Congressional Republicans are attempting to tie the Biden administration to the argument, made by many progressives in the Democratic Party, that the United States is “systemically racist,” and the GOP is focusing its attention on the Pentagon.
First, GOP Rep. Matt Gaetz of Florida confronted Defense Secretary Lloyd J. Austin III at a June 23 House Armed Services Committee hearing, charging that the military is pushing “critical race theory” and that it was undermining cohesiveness in the services.
Then, on Monday, GOP Sen. James Lankford sent a request to the Defense Appropriations Subcommittee asking the panel to prohibit funding for instruction in critical race theory for servicemembers in its fiscal 2022 defense spending bill. He argued that servicemembers “should not have to be subjected to discriminatory intersectional exercises that try to politicize our military.”
The House Appropriations Committee approved a draft spending bill the next day without including the prohibition, and it’s unclear how much money, if any, the military spends on critical race theory training.
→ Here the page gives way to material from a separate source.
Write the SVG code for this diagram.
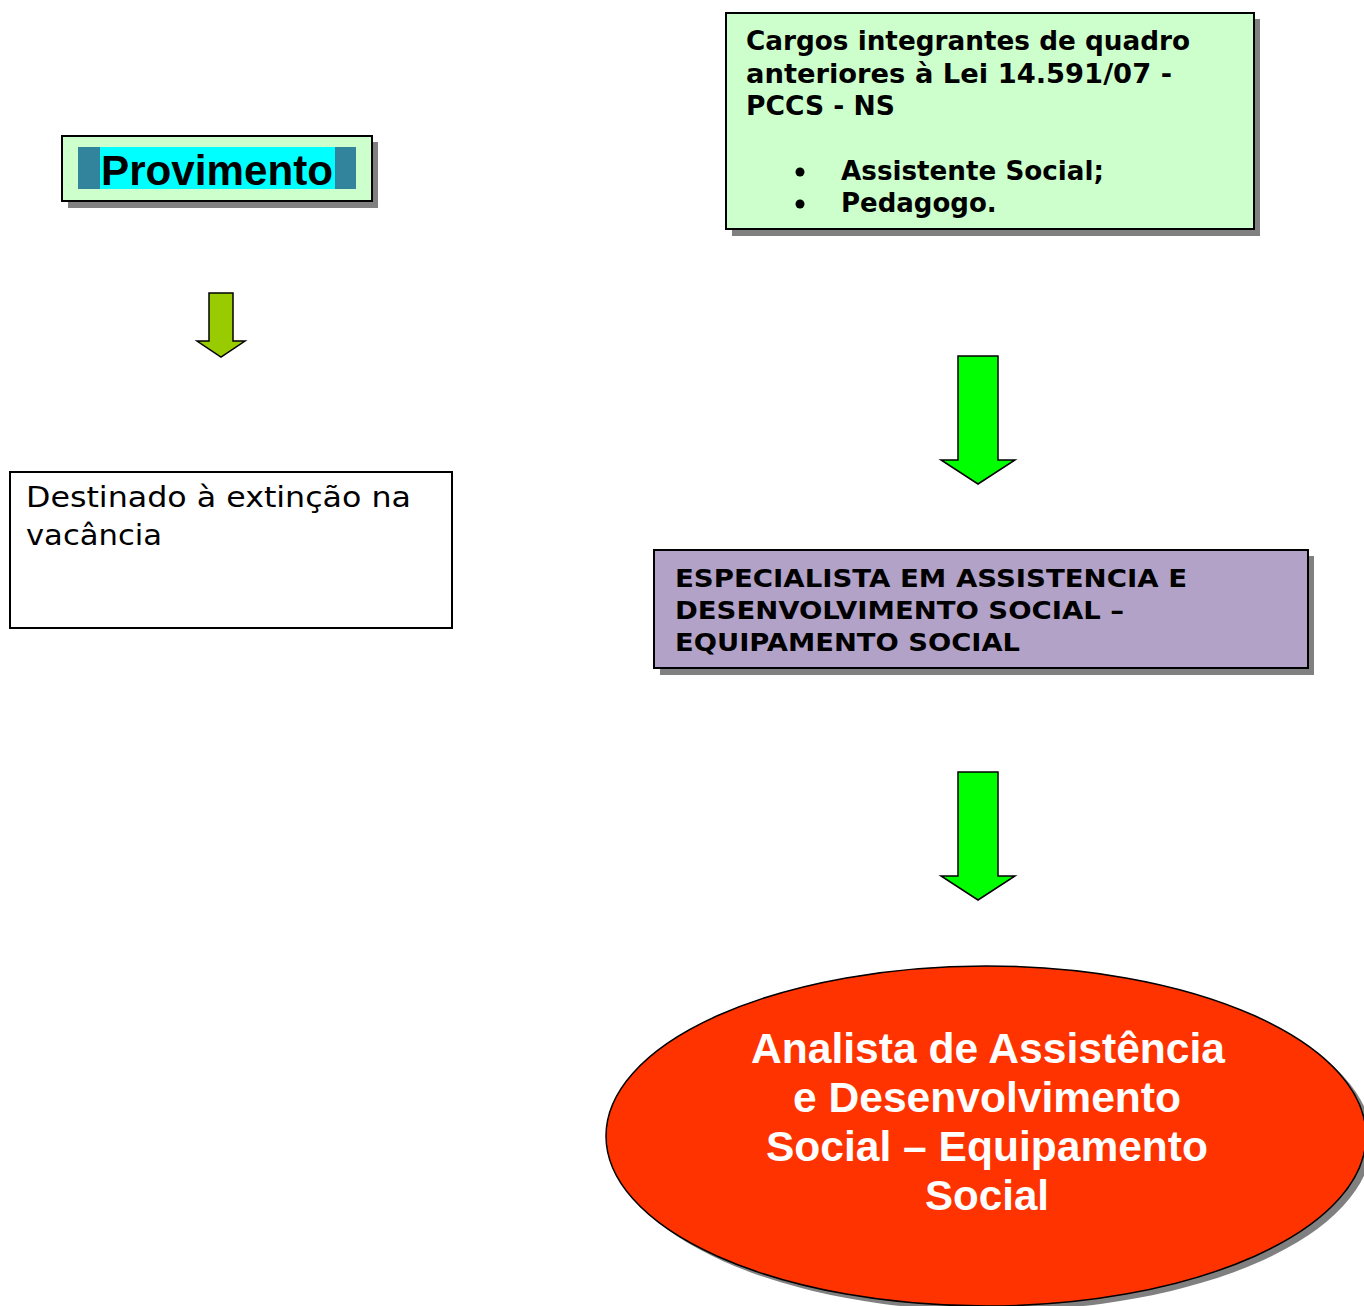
<svg xmlns="http://www.w3.org/2000/svg" width="1364" height="1306" viewBox="0 0 1364 1306">
<style>
.shadow{fill:#808080}
.box{stroke:#000;stroke-width:2}
.v{font-family:"DejaVu Sans",Verdana,sans-serif}
.vb{font-family:"DejaVu Sans",Verdana,sans-serif;font-weight:bold}
.a{font-family:"Liberation Sans",Arial,sans-serif;font-weight:bold}
.arrow{stroke:#000;stroke-width:1.5;stroke-linejoin:miter}
</style>
<rect width="1364" height="1306" fill="#fff"/>
<g id="provimento">
  <rect class="shadow" x="68" y="142" width="310" height="66"/>
  <rect class="box" x="62" y="136" width="310" height="65" fill="#CCFFCC"/>
  <rect x="78" y="147" width="278" height="42" fill="#31849B"/>
  <rect x="100" y="147" width="235" height="42" fill="#00FFFF"/>
  <text class="a" x="101" y="185" font-size="42" textLength="232" lengthAdjust="spacingAndGlyphs">Provimento</text>
</g>
<g id="cargos">
  <rect class="shadow" x="732" y="19" width="528" height="217"/>
  <rect class="box" x="726" y="13" width="528" height="216" fill="#CCFFCC"/>
  <text class="vb" font-size="26" fill="#000">
    <tspan x="746" y="50" textLength="444" lengthAdjust="spacingAndGlyphs">Cargos integrantes de quadro</tspan>
    <tspan x="746" y="83" textLength="426" lengthAdjust="spacingAndGlyphs">anteriores à Lei 14.591/07 -</tspan>
    <tspan x="746" y="115" textLength="149" lengthAdjust="spacingAndGlyphs">PCCS - NS</tspan>
  </text>
  <circle cx="800" cy="172" r="4.5" fill="#000"/>
  <circle cx="800" cy="204" r="4.5" fill="#000"/>
  <text class="vb" font-size="26">
    <tspan x="841" y="180" textLength="263" lengthAdjust="spacingAndGlyphs">Assistente Social;</tspan>
    <tspan x="841" y="212">Pedagogo.</tspan>
  </text>
</g>
<g id="destinado">
  <rect x="10" y="472" width="442" height="156" fill="#fff" stroke="#000" stroke-width="2"/>
  <text class="v" font-size="28">
    <tspan x="26" y="507" textLength="385" lengthAdjust="spacingAndGlyphs">Destinado à extinção na</tspan>
    <tspan x="26" y="545" textLength="136" lengthAdjust="spacingAndGlyphs">vacância</tspan>
  </text>
</g>
<g id="especialista">
  <rect class="shadow" x="660" y="556" width="654" height="119"/>
  <rect class="box" x="654" y="550" width="654" height="118" fill="#B2A2C7"/>
  <text class="vb" font-size="25">
    <tspan x="675" y="587" textLength="512" lengthAdjust="spacingAndGlyphs">ESPECIALISTA EM ASSISTENCIA E</tspan>
    <tspan x="675" y="619" textLength="449" lengthAdjust="spacingAndGlyphs">DESENVOLVIMENTO SOCIAL –</tspan>
    <tspan x="675" y="651" textLength="345" lengthAdjust="spacingAndGlyphs">EQUIPAMENTO SOCIAL</tspan>
  </text>
</g>
<g id="analista">
  <ellipse class="shadow" cx="992" cy="1141" rx="380" ry="170"/>
  <ellipse cx="986" cy="1136" rx="380" ry="170" fill="#FF3300" stroke="#000" stroke-width="1.5"/>
  <text class="a" font-size="43" fill="#fff">
    <tspan x="751" y="1063" textLength="474" lengthAdjust="spacingAndGlyphs">Analista de Assistência</tspan>
    <tspan x="793" y="1112" textLength="388" lengthAdjust="spacingAndGlyphs">e Desenvolvimento</tspan>
    <tspan x="766" y="1161" textLength="442" lengthAdjust="spacingAndGlyphs">Social – Equipamento</tspan>
    <tspan x="925" y="1210" textLength="124" lengthAdjust="spacingAndGlyphs">Social</tspan>
  </text>
</g>
<g id="connectors">
  <polygon class="arrow" fill="#99CC00" points="209,293 233,293 233,341 245,341 221,357 197,341 209,341"/>
  <polygon class="arrow" fill="#00FF00" points="958,356 998,356 998,460 1015,460 978,484 941,460 958,460"/>
  <polygon class="arrow" fill="#00FF00" points="958,772 998,772 998,876 1015,876 978,900 941,876 958,876"/>
</g>
</svg>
The Pentagon did not respond to a request for comment.
Defining the debate
The concept of critical race theory, which emerged in academic circles decades ago, holds that inequities in society, in areas such as education, the workplace and wealth, stem from America’s history of racism. That history, the theory goes, continues to lead to disparate outcomes and must be countered with “anti-racist” programs aimed at helping minorities.
The debate over its teaching has become controversial in K-12 school systems, with some GOP states seeking to ban it and proponents of the theory responding that those efforts seek to cover up the history of racism in the United States.
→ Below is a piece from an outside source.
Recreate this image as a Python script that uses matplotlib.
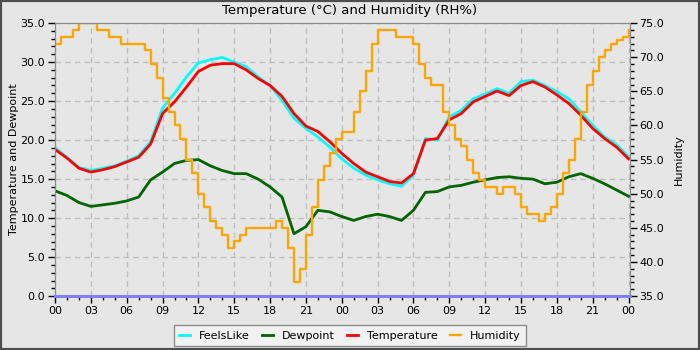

But as Republicans have noticed that the controversy has touched a nerve among conservatives, they’ve begun talking about it more in Washington.
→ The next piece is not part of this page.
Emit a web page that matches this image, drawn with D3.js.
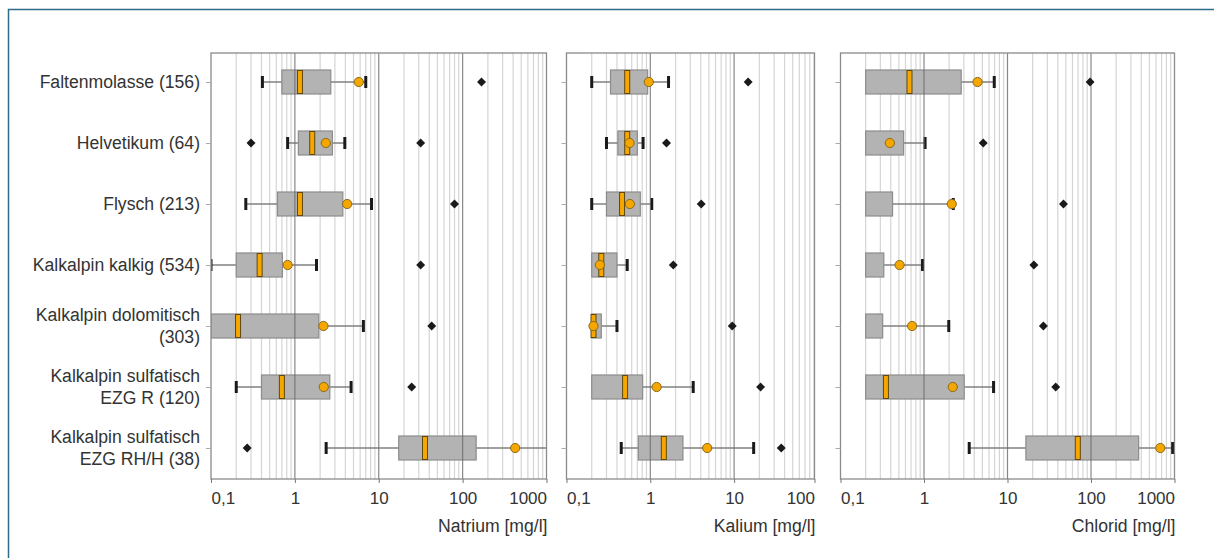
<!DOCTYPE html>
<html lang="de">
<head>
    <meta charset="UTF-8">
    <title>Boxplots Natrium Kalium Chlorid</title>
    <script src="https://cdn.jsdelivr.net/npm/d3@7/dist/d3.min.js"></script>
    <style>
        body {
            margin: 0;
            background: #fff;
        }
        svg text {
            font-family: "Liberation Sans", Arial, sans-serif;
            fill: #333;
        }
    </style>
</head>
<body>
<svg width="1214" height="558"></svg>
<script>

    // categories (one entry per line of the label)
    var categories = [
        ['Faltenmolasse (156)'],
        ['Helvetikum (64)'],
        ['Flysch (213)'],
        ['Kalkalpin kalkig (534)'],
        ['Kalkalpin dolomitisch', '(303)'],
        ['Kalkalpin sulfatisch', 'EZG R (120)'],
        ['Kalkalpin sulfatisch', 'EZG RH/H (38)']
    ];

    // Natrium [mg/l]
    var natriumLow  = [0.41, 0.82, 0.26, 0.10, null, 0.20, 2.36];
    var natriumQ1   = [0.70, 1.10, 0.62, 0.20, 0.10, 0.40, 17.3];
    var natriumMed  = [1.15, 1.61, 1.15, 0.38, 0.21, 0.70, 35.6];
    var natriumQ3   = [2.68, 2.80, 3.73, 0.71, 1.93, 2.61, 145];
    var natriumHigh = [7.0, 3.94, 8.2, 1.81, 6.56, 4.68, 1200];
    var natriumMean = [5.78, 2.34, 4.2, 0.82, 2.19, 2.21, 423];
    var natriumOut  = [[168], [0.30, 31.6], [80], [31.6], [42.8], [24.7], [0.27]];

    // Kalium [mg/l]
    var kaliumLow  = [0.20, 0.30, 0.20, null, null, null, 0.45];
    var kaliumQ1   = [0.335, 0.41, 0.30, 0.20, 0.20, 0.20, 0.72];
    var kaliumMed  = [0.53, 0.53, 0.46, 0.26, 0.21, 0.50, 1.45];
    var kaliumQ3   = [0.93, 0.70, 0.76, 0.40, 0.26, 0.81, 2.45];
    var kaliumHigh = [1.65, 0.82, 1.04, 0.53, 0.40, 3.25, 17.1];
    var kaliumMean = [0.96, 0.565, 0.57, 0.25, 0.21, 1.19, 4.77];
    var kaliumOut  = [[14.7], [1.56], [4.05], [1.88], [9.5], [20.7], [36.5]];

    // Chlorid [mg/l]
    var chloridLow  = [null, null, null, null, null, null, 3.48];
    var chloridQ1   = [0.20, 0.20, 0.20, 0.20, 0.20, 0.20, 16.6];
    var chloridMed  = [0.67, null, null, null, null, 0.35, 69.5];
    var chloridQ3   = [2.79, 0.57, 0.42, 0.33, 0.32, 3.03, 372];
    var chloridHigh = [6.94, 1.03, 2.24, 0.96, 1.98, 6.81, 951];
    var chloridMean = [4.38, 0.39, 2.15, 0.51, 0.72, 2.21, 676];
    var chloridOut  = [[97.5], [5.12], [46.8], [20.7], [26.9], [37.8], []];

    // axis ticks
    var tickValues = [0.1, 1, 10, 100, 1000];
    var tickLabels = ['0,1', '1', '10', '100', '1000'];

    function series(low, q1, med, q3, high, mean, out) {
        return low.map(function(d, i) {
            return {i: i, low: d, q1: q1[i], med: med[i], q3: q3[i], high: high[i], mean: mean[i], out: out[i]};
        });
    }

    var panels = [
        {title: 'Natrium [mg/l]', x0: 211, x1: 546.5, max: 1000, ticks: 5,
         rows: series(natriumLow, natriumQ1, natriumMed, natriumQ3, natriumHigh, natriumMean, natriumOut)},
        {title: 'Kalium [mg/l]', x0: 566.5, x1: 814.5, max: 91, ticks: 4,
         rows: series(kaliumLow, kaliumQ1, kaliumMed, kaliumQ3, kaliumHigh, kaliumMean, kaliumOut)},
        {title: 'Chlorid [mg/l]', x0: 840.5, x1: 1174.5, max: 1000, ticks: 5,
         rows: series(chloridLow, chloridQ1, chloridMed, chloridQ3, chloridHigh, chloridMean, chloridOut)}
    ];

    var svg = d3.select('svg'),
        plotTop = 53,
        plotBottom = 479,
        boxH = 24,
        orange = '#f5a700';

    var yScale = d3.scalePoint().domain(d3.range(categories.length)).range([82, 448]);

    // page frame
    svg.append('path')
        .attr('d', 'M8.5,558 L8.5,9.5 L1214,9.5')
        .attr('fill', 'none')
        .attr('stroke', '#2f6c88')
        .attr('stroke-width', 1.5);

    // category labels
    var labels = svg.append('g').attr('font-size', '17.6px').attr('text-anchor', 'end');
    categories.forEach(function(lines, i) {
        var t = labels.append('text')
            .attr('x', 200)
            .attr('y', yScale(i) + 6 - (lines.length - 1) * 11);
        lines.forEach(function(line, k) {
            t.append('tspan')
                .attr('x', 200)
                .attr('dy', k === 0 ? 0 : 22)
                .text(line);
        });
    });

    panels.forEach(function(p, pi) {
        var x = d3.scaleLog().domain([0.1, p.max]).range([p.x0, p.x1]);
        var xAxisScale = x.copy().clamp(true);
        var g = svg.append('g');

        g.append('clipPath').attr('id', 'clip' + pi)
            .append('rect')
            .attr('x', p.x0).attr('y', plotTop)
            .attr('width', p.x1 - p.x0).attr('height', plotBottom - plotTop);

        // minor grid
        var minor = [], major = [];
        for (var dec = 0.1; dec < p.max; dec *= 10) {
            for (var k = 2; k <= 9; k++) {
                if (k * dec < p.max) minor.push(k * dec);
            }
            if (dec > 0.1) major.push(dec);
        }

        g.selectAll('.minor').data(minor).enter().append('line')
            .attr('x1', function(d) { return x(d); })
            .attr('x2', function(d) { return x(d); })
            .attr('y1', plotTop).attr('y2', plotBottom)
            .attr('stroke', '#d5d5d5')
            .attr('stroke-width', 1.2);

        var plot = g.append('g').attr('clip-path', 'url(#clip' + pi + ')');

        var row = plot.selectAll('.row').data(p.rows).enter().append('g')
            .attr('transform', function(d) { return 'translate(0,' + yScale(d.i) + ')'; });

        // whiskers
        row.filter(function(d) { return d.low != null; }).append('line')
            .attr('x1', function(d) { return x(d.low); })
            .attr('x2', function(d) { return x(d.q1); })
            .attr('stroke', '#808080').attr('stroke-width', 1.5);
        row.append('line')
            .attr('x1', function(d) { return x(d.q3); })
            .attr('x2', function(d) { return x(d.high); })
            .attr('stroke', '#808080').attr('stroke-width', 1.5);

        // box
        row.append('rect')
            .attr('x', function(d) { return x(d.q1); })
            .attr('width', function(d) { return x(d.q3) - x(d.q1); })
            .attr('y', -boxH / 2)
            .attr('height', boxH)
            .attr('fill', '#b3b3b3')
            .attr('stroke', '#8c8c8c')
            .attr('stroke-width', 1.2);

        // whisker caps
        row.filter(function(d) { return d.low != null; }).append('line')
            .attr('x1', function(d) { return x(d.low); })
            .attr('x2', function(d) { return x(d.low); })
            .attr('y1', -6).attr('y2', 6)
            .attr('stroke', '#1a1a1a').attr('stroke-width', 3);
        row.append('line')
            .attr('x1', function(d) { return x(d.high); })
            .attr('x2', function(d) { return x(d.high); })
            .attr('y1', -6).attr('y2', 6)
            .attr('stroke', '#1a1a1a').attr('stroke-width', 3);

        // decade lines
        g.selectAll('.major').data(major).enter().append('line')
            .attr('x1', function(d) { return x(d); })
            .attr('x2', function(d) { return x(d); })
            .attr('y1', plotTop).attr('y2', plotBottom)
            .attr('stroke', '#6a6a6a')
            .attr('stroke-opacity', 0.8)
            .attr('stroke-width', 1.2);

        var marks = g.append('g').attr('clip-path', 'url(#clip' + pi + ')');
        var mrow = marks.selectAll('.mrow').data(p.rows).enter().append('g')
            .attr('transform', function(d) { return 'translate(0,' + yScale(d.i) + ')'; });

        // median
        mrow.filter(function(d) { return d.med != null; }).append('rect')
            .attr('x', function(d) { return x(d.med) - 2.5; })
            .attr('width', 5)
            .attr('y', -boxH / 2 + 0.5)
            .attr('height', boxH - 1)
            .attr('fill', orange)
            .attr('stroke', '#5e4810')
            .attr('stroke-width', 1);

        // mean
        mrow.append('circle')
            .attr('cx', function(d) { return x(d.mean); })
            .attr('r', 4.6)
            .attr('fill', orange)
            .attr('stroke', '#8a6a18')
            .attr('stroke-width', 1);

        // outliers
        mrow.selectAll('.out').data(function(d) { return d.out; }).enter().append('path')
            .attr('d', d3.symbol().type(d3.symbolSquare).size(40))
            .attr('transform', function(d) { return 'translate(' + x(d) + ',0) rotate(45)'; })
            .attr('fill', '#1a1a1a');

        // frame
        g.append('rect')
            .attr('x', p.x0).attr('y', plotTop)
            .attr('width', p.x1 - p.x0).attr('height', plotBottom - plotTop)
            .attr('fill', 'none')
            .attr('stroke', '#8a8a8a')
            .attr('stroke-width', 1.3);

        // left ticks
        var yAxis = g.append('g')
            .attr('transform', 'translate(' + p.x0 + ',0)')
            .call(d3.axisLeft(yScale).tickSize(5).tickFormat(''));
        yAxis.select('.domain').remove();
        yAxis.selectAll('.tick line').attr('stroke', '#aaa');

        // bottom axis
        var xAxis = g.append('g')
            .attr('transform', 'translate(0,' + plotBottom + ')')
            .call(d3.axisBottom(xAxisScale)
                .tickValues(tickValues.slice(0, p.ticks))
                .tickFormat(function(d, i) { return tickLabels[i]; })
                .tickSize(4)
                .tickPadding(9));
        xAxis.select('.domain').remove();
        xAxis.attr('font-family', null).attr('font-size', '17px');
        xAxis.selectAll('.tick line').attr('stroke', '#777');
        xAxis.selectAll('.tick text')
            .attr('fill', '#333')
            .attr('text-anchor', function(d, i, n) {
                return i === 0 ? 'start' : (i === n.length - 1 ? 'end' : 'middle');
            });

        g.append('text')
            .attr('x', p.x1 + 1)
            .attr('y', 531.5)
            .attr('text-anchor', 'end')
            .attr('font-size', '17.6px')
            .text(p.title);
    });

</script>
</body>
</html>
In May, Rep. Mark E. Green, a Tennessee Republican who served in the Army for two decades and whose district includes Fort Campbell, home of the Army’s 101st Airborne Division, introduced a bill to bar the service academies from teaching critical race theory. Fifteen Republicans are co-sponsors.
At the June 23 hearing, one of them, Florida Republican Michael Waltz, said that a guest lecturer at West Point, the U.S. Army college, had given a seminar on “Understanding Whiteness and White Rage” to cadets.
And in a July 14 op-ed for a Fox News site, Waltz said he believed the teaching was more widespread. “I can’t think of anything more dangerous to unit cohesion and morale than to think your fellow soldier of color’s advancement contributes to your white rage,” wrote Waltz.
In a May 5 release, Green said critical race theory “is based on a massive and purposeful misunderstanding of the American founding, American history, and America as it exists today.”
Other Republican lawmakers have also been on the offensive.
Senate Armed Services member Tom Cotton of Arkansas went on Fox News last week to call for the resignation of Air Force Academy associate professor Lynne Chandler Garcia, who wrote in a July 6 Washington Post op-ed that she teaches critical race theory to cadets.
Green has also called for Garcia’s removal, while Cotton told CQ Roll Call that critical race theory is divisive and has no place in the military.
“Servicemembers who encounter CRT-influenced training, which singles out troops based on skin color, or teaches that one race discriminates or is inherently privileged, or that America or the military is a fundamentally racist place, should report it,” Cotton said.
Cotton’s fellow Arkansas Republican, Sen. John Boozman, who sits on the Defense Appropriations Subcommittee, took a similar view.
“Our national defense relies on each and every service member’s willingness to risk their lives for our country and the patriots they serve alongside. Teaching critical race theory to our servicemen and women would undermine trust and detract from the core principles that make our military the best in the world,” Boozman wrote in an email.
Democrats, on the other hand, are signaling a tacit resistance to Republican calls for bans on critical race theory, instead saying those decisions should be left up to the military.
Roy Loewenstein, a spokesman for Senate Defense Appropriations Subcommittee Chairman Jon Tester, said the Montanan agrees with Gen. Mark Milley, the chairman of the Joint Chiefs of Staff, “that military leaders know best what training our troops need to succeed, and Congress shouldn’t be playing politics with our armed forces or our national security.”
And Monica Matoush, a spokeswoman for House Armed Services Chairman Adam Smith of Washington, who plays a leading role in crafting the Pentagon’s annual policy bill, said Smith is supportive of Austin’s approach to determining the path forward for the DOD to deal with “the effects of systemic racism within the ranks.”
“In multiple public forums, the chairman has been clear that he believes systemic racism exists in our society and that it must be addressed to adequately protect the safety and security of our military personnel while they serve,” Matoush said.
The White House has sent mixed messages on the issue. In March, President Joe Biden issued a statement to mark the “International Day for the Elimination of Racial Discrimination” in which he decried “systemic racism and white supremacy” as “ugly poisons that have long plagued the United States.”
President Donald Trump issued an executive order in September that restricted the federal government and its contractors from teaching critical race theory. Biden rescinded that order on the day of his inauguration.